(Code that draws figures)
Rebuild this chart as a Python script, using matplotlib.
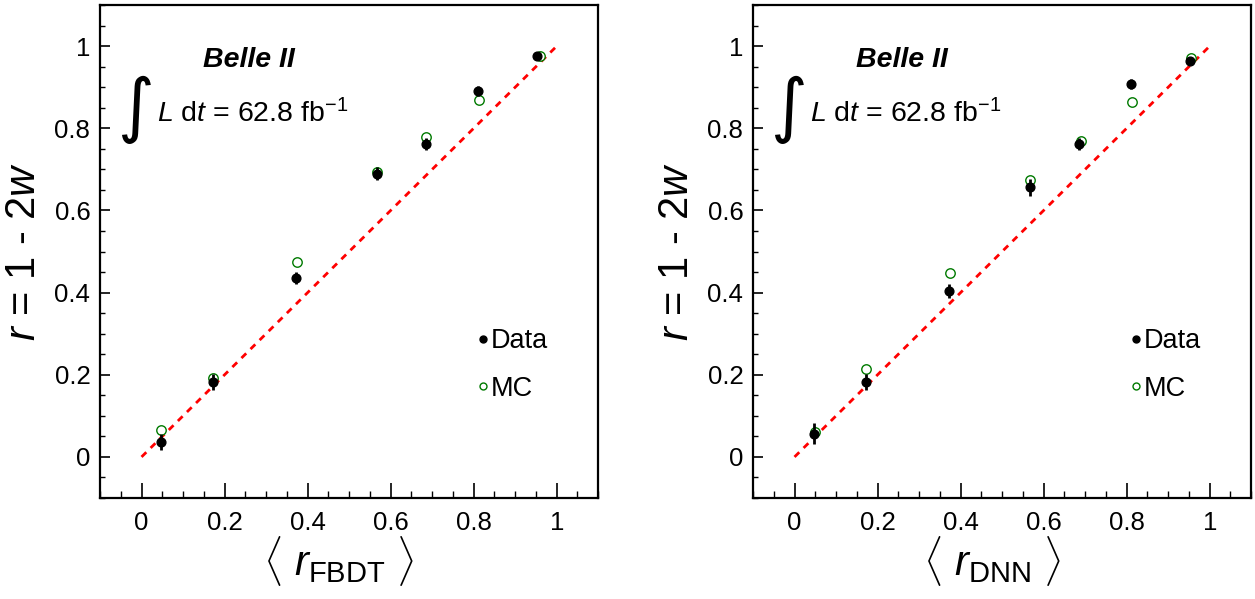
import numpy as np
import matplotlib
matplotlib.use("Agg")
import matplotlib.pyplot as plt
from matplotlib.lines import Line2D
from matplotlib.ticker import MultipleLocator

plt.rcParams['font.family'] = ['Liberation Sans', 'DejaVu Sans']
plt.rcParams['mathtext.fontset'] = 'custom'
plt.rcParams['mathtext.rm'] = 'Liberation Sans'
plt.rcParams['mathtext.it'] = 'Liberation Sans:italic'
plt.rcParams['mathtext.bf'] = 'Liberation Sans:bold'

# FBDT panel
fbdt_x = [0.046, 0.171, 0.373, 0.566, 0.686, 0.811, 0.953]
fbdt_data = [0.036, 0.183, 0.435, 0.689, 0.762, 0.891, 0.977]
fbdt_data_err = [0.020, 0.020, 0.015, 0.016, 0.015, 0.013, 0.005]
fbdt_mc_x = [0.046, 0.171, 0.375, 0.566, 0.686, 0.812, 0.959]
fbdt_mc = [0.065, 0.193, 0.474, 0.693, 0.778, 0.869, 0.977]
fbdt_mc_err = [0.008, 0.008, 0.007, 0.007, 0.006, 0.005, 0.003]

# DNN panel
dnn_x = [0.047, 0.172, 0.373, 0.566, 0.686, 0.810, 0.953]
dnn_data = [0.057, 0.182, 0.403, 0.656, 0.762, 0.908, 0.964]
dnn_data_err = [0.025, 0.020, 0.017, 0.020, 0.015, 0.012, 0.008]
dnn_mc_x = [0.050, 0.173, 0.374, 0.566, 0.689, 0.814, 0.956]
dnn_mc = [0.061, 0.214, 0.448, 0.675, 0.770, 0.865, 0.972]
dnn_mc_err = [0.012, 0.010, 0.008, 0.008, 0.006, 0.005, 0.003]

panels = [
    ("FBDT", fbdt_x, fbdt_data, fbdt_data_err, fbdt_mc_x, fbdt_mc, fbdt_mc_err),
    ("DNN", dnn_x, dnn_data, dnn_data_err, dnn_mc_x, dnn_mc, dnn_mc_err),
]

GREEN = '#007a00'

fig = plt.figure(figsize=(12.55, 5.99), dpi=100)
boxes = [[0.0797, 0.1686, 0.397, 0.823], [0.600, 0.1686, 0.397, 0.823]]

for box, (name, x, d, de, mx, m, me) in zip(boxes, panels):
    ax = fig.add_axes(box)
    ax.set_xlim(-0.1, 1.1)
    ax.set_ylim(-0.1, 1.1)

    # diagonal r = <r>
    ax.plot([0, 1], [0, 1], color='red', ls=(0, (2.4, 2.2)), lw=2.0, zorder=1)

    ax.errorbar(mx, m, yerr=me, fmt='o', ms=6.8, mfc='white', mec=GREEN,
                mew=1.0, ecolor=GREEN, elinewidth=1.0, capsize=0, zorder=2)
    ax.errorbar(x, d, yerr=de, fmt='o', ms=6.3, color='black',
                ecolor='black', elinewidth=2.0, capsize=0, zorder=3)

    ax.xaxis.set_major_locator(MultipleLocator(0.2))
    ax.xaxis.set_minor_locator(MultipleLocator(0.05))
    ax.yaxis.set_major_locator(MultipleLocator(0.2))
    ax.yaxis.set_minor_locator(MultipleLocator(0.05))
    ax.xaxis.set_major_formatter(plt.FuncFormatter(lambda v, p: f"{v:g}"))
    ax.yaxis.set_major_formatter(plt.FuncFormatter(lambda v, p: f"{v:g}"))
    ax.tick_params(axis='x', which='major', direction='in', length=10.5, width=1.2,
                   labelsize=18.5, pad=9)
    ax.tick_params(axis='x', which='minor', direction='in', length=5, width=1.0)
    ax.tick_params(axis='y', which='major', direction='in', length=7, width=1.2,
                   labelsize=18.5, pad=7)
    ax.tick_params(axis='y', which='minor', direction='in', length=3.6, width=1.0)
    for s in ax.spines.values():
        s.set_linewidth(1.6)

    ax.set_ylabel(r'$r$ = 1 - 2$w$', fontsize=30)
    ax.yaxis.set_label_coords(-0.112, 0.5)
    ax.set_xlabel(r'$\langle\ r_{\mathrm{' + name + r'}}\ \rangle$', fontsize=30)
    ax.xaxis.set_label_coords(0.48, -0.072)

    ax.text(0.148, 0.95, 'Belle II', fontsize=20.5, fontweight='bold',
            fontstyle='italic', ha='left', va='baseline')
    ax.text(-0.017, 0.845, r'$\int$', fontsize=36, ha='center', va='center',
            math_fontfamily='dejavusans')
    ax.text(0.037, 0.814, r'$L$ d$t$ = 62.8 fb$^{\mathregular{-1}}$', fontsize=20.5,
            ha='left', va='baseline')

    handles = [
        Line2D([], [], ls='none', marker='o', ms=5, color='black'),
        Line2D([], [], ls='none', marker='o', ms=5, mfc='white', mec=GREEN, mew=1.0),
    ]
    ax.legend(handles, ['Data', 'MC'], loc='center left',
              bbox_to_anchor=(0.757, 0.27), frameon=False, fontsize=19.5,
              handlelength=0.4, handletextpad=0.1, labelspacing=0.8,
              borderpad=0, borderaxespad=0)

fig.savefig('out.png', dpi=100)
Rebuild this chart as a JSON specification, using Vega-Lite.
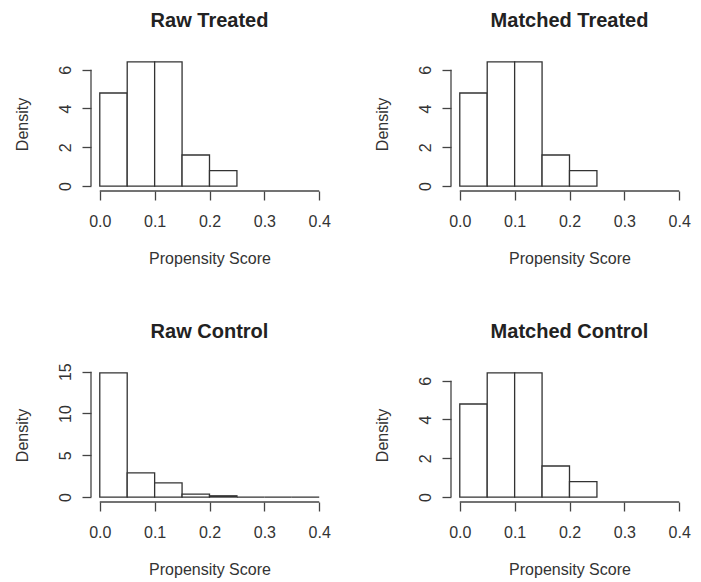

- **What to work on**:
Hand back the exact lines from the start of the entries to the line with "dnn_mc_err = [0.012, 0.010, 0.008, 0.008, 0.006, 0.005, 0.003]", both ends kept and pictures left out.

- **Written solution**:
Rebuild this chart as a Python script, using matplotlib.
import numpy as np
import matplotlib
matplotlib.use("Agg")
import matplotlib.pyplot as plt
from matplotlib.lines import Line2D
from matplotlib.ticker import MultipleLocator

plt.rcParams['font.family'] = ['Liberation Sans', 'DejaVu Sans']
plt.rcParams['mathtext.fontset'] = 'custom'
plt.rcParams['mathtext.rm'] = 'Liberation Sans'
plt.rcParams['mathtext.it'] = 'Liberation Sans:italic'
plt.rcParams['mathtext.bf'] = 'Liberation Sans:bold'

# FBDT panel
fbdt_x = [0.046, 0.171, 0.373, 0.566, 0.686, 0.811, 0.953]
fbdt_data = [0.036, 0.183, 0.435, 0.689, 0.762, 0.891, 0.977]
fbdt_data_err = [0.020, 0.020, 0.015, 0.016, 0.015, 0.013, 0.005]
fbdt_mc_x = [0.046, 0.171, 0.375, 0.566, 0.686, 0.812, 0.959]
fbdt_mc = [0.065, 0.193, 0.474, 0.693, 0.778, 0.869, 0.977]
fbdt_mc_err = [0.008, 0.008, 0.007, 0.007, 0.006, 0.005, 0.003]

# DNN panel
dnn_x = [0.047, 0.172, 0.373, 0.566, 0.686, 0.810, 0.953]
dnn_data = [0.057, 0.182, 0.403, 0.656, 0.762, 0.908, 0.964]
dnn_data_err = [0.025, 0.020, 0.017, 0.020, 0.015, 0.012, 0.008]
dnn_mc_x = [0.050, 0.173, 0.374, 0.566, 0.689, 0.814, 0.956]
dnn_mc = [0.061, 0.214, 0.448, 0.675, 0.770, 0.865, 0.972]
dnn_mc_err = [0.012, 0.010, 0.008, 0.008, 0.006, 0.005, 0.003]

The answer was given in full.